■ EXERCISE BRIEF:
Copy all lines of the listing that include the string "diagram".
##########
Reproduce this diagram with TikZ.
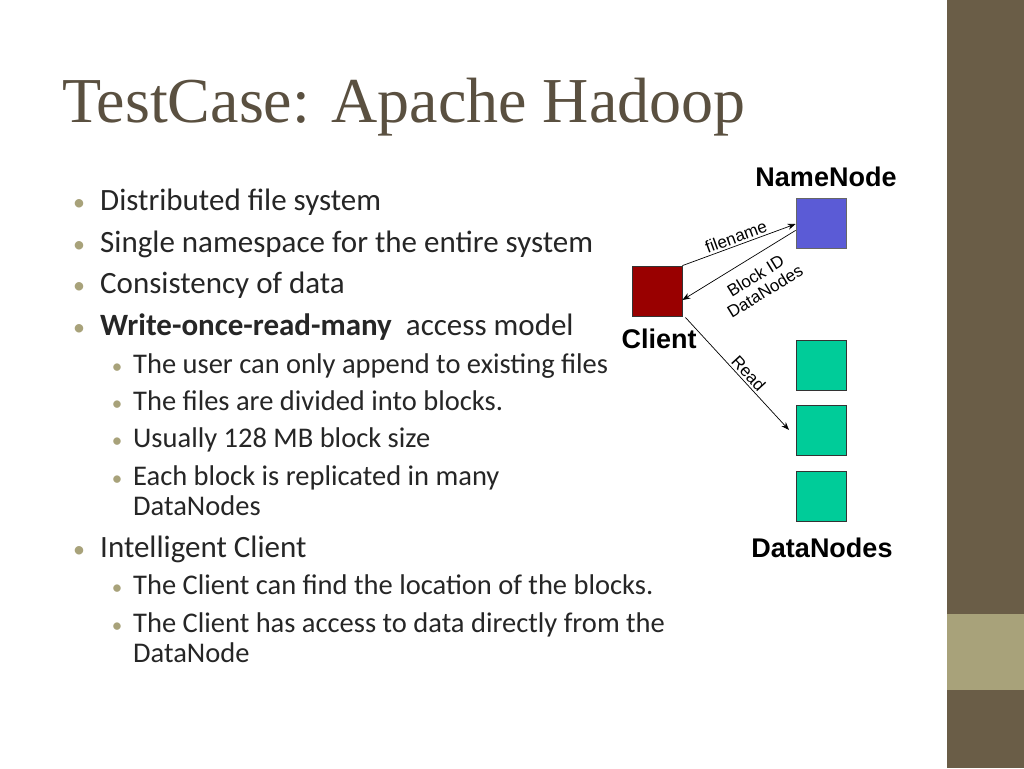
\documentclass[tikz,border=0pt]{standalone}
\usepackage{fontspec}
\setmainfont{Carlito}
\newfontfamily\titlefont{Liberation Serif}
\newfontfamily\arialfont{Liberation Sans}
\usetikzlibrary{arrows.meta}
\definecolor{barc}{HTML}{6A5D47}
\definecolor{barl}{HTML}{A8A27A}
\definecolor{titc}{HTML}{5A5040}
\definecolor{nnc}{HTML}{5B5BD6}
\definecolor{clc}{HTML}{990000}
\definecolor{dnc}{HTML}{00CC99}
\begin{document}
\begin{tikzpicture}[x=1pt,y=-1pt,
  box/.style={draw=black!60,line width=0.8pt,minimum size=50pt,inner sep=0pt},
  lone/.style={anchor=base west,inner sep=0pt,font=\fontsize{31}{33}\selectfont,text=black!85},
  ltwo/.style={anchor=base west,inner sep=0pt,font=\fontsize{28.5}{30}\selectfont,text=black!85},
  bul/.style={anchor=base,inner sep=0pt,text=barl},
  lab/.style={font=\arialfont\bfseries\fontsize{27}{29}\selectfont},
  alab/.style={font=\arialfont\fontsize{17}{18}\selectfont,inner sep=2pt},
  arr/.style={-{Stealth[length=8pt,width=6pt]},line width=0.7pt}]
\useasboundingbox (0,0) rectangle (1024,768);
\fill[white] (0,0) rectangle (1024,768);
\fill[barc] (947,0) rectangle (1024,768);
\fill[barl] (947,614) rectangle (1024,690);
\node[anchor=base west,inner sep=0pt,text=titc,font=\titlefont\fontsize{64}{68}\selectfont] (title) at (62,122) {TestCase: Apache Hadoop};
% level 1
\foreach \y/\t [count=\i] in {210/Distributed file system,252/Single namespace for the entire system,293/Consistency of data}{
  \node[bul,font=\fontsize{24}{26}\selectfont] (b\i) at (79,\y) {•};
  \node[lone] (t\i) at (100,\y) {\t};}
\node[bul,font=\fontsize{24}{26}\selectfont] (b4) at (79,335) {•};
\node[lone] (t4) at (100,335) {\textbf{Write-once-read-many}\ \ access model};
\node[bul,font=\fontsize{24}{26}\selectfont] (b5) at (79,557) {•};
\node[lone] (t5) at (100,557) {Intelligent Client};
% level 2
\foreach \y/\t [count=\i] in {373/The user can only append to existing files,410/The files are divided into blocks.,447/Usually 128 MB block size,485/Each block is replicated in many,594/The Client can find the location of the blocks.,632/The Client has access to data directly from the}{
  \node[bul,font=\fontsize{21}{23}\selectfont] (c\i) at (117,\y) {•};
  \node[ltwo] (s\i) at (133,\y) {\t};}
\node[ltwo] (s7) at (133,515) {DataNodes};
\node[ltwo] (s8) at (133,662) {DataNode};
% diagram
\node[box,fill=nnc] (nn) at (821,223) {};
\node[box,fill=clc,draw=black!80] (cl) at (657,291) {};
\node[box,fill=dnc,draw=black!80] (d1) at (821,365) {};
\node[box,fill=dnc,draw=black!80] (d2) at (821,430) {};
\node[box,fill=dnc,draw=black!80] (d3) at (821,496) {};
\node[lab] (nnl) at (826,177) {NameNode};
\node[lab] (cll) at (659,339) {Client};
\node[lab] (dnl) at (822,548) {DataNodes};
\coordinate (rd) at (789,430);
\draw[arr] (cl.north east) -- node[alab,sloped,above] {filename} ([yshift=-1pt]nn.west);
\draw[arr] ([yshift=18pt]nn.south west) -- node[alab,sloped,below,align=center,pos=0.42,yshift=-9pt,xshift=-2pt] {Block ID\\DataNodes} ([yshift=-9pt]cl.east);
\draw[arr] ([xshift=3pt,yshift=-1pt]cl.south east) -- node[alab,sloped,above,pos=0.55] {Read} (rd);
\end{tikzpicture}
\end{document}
##########
■ RIGHT ANSWER:
Reproduce this diagram with TikZ.
% diagram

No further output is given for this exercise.